We didn’t get far – halfway up the next hill – before resorting to headlamps. The fog was so thick, the headlamp beams were reflecting badly in our faces so we had to carry them instead. Rob had wanted to get down the stairs at the end before dark but that wasn’t going to happen. My foot was hurting and both of us were a bit tired. We passed a group of three runners (two pacers and one runner?) in the dark who, judging from the conversation, had one headlamp between them. Goodness.
A mile or two later and we heard the ocean and people yelling at the finish – way below us on the left. Several switchbacks, Rob’s stairs, and we ran across the finish line, caked with mud and smiling.
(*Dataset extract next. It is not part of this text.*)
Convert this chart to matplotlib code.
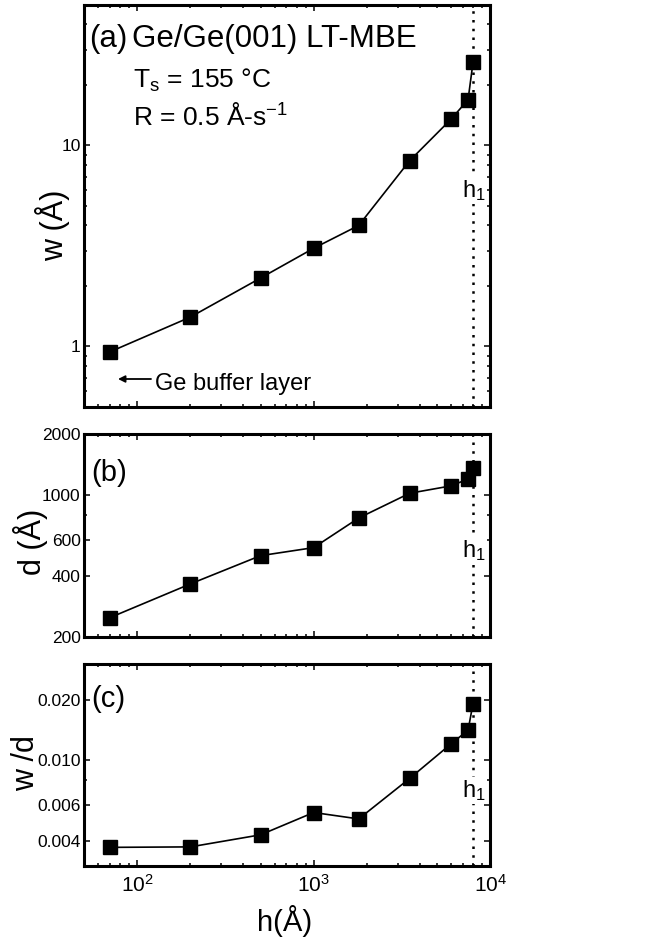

With Melanie at the finish.
At the finish tent, burgers were grilling. Unfortunately, none of them were veggie burgers. There were none, and there was nothing else for me to eat (ovo-vegetarian) except a salad. The women’s finisher’s shirt was a fantastic blue running bra-tank…that was two sizes too large. We talked briefly with Melanie Haber, who had DNFed earlier and spent the rest of the day volunteering, then left to search for a food source still open at 10:00 pm. We managed a few hours of sleep before flying back home in the morning.
After
I’ve been feeling a bit blue about the race ever since, like I missed a party or everyone forgot my birthday. Disappointed, really. Which makes me feel even worse. After all, I like the race, weather is weather, and no matter what, it’s always about running that course on that day. It’s about the experience, not the aid stations or food or silly t-shirts or even the expected views. So why does it all bother me? As best I can tell, it’s the expectations, or to be more precise, the high expectations, combined with the fact that none of them came to pass!
All in all, I’m still glad we went and wouldn’t change that. Like Rob said, at least it’s memorable! And who knows, maybe we’ll lucky in the lottery again next year and give it another try.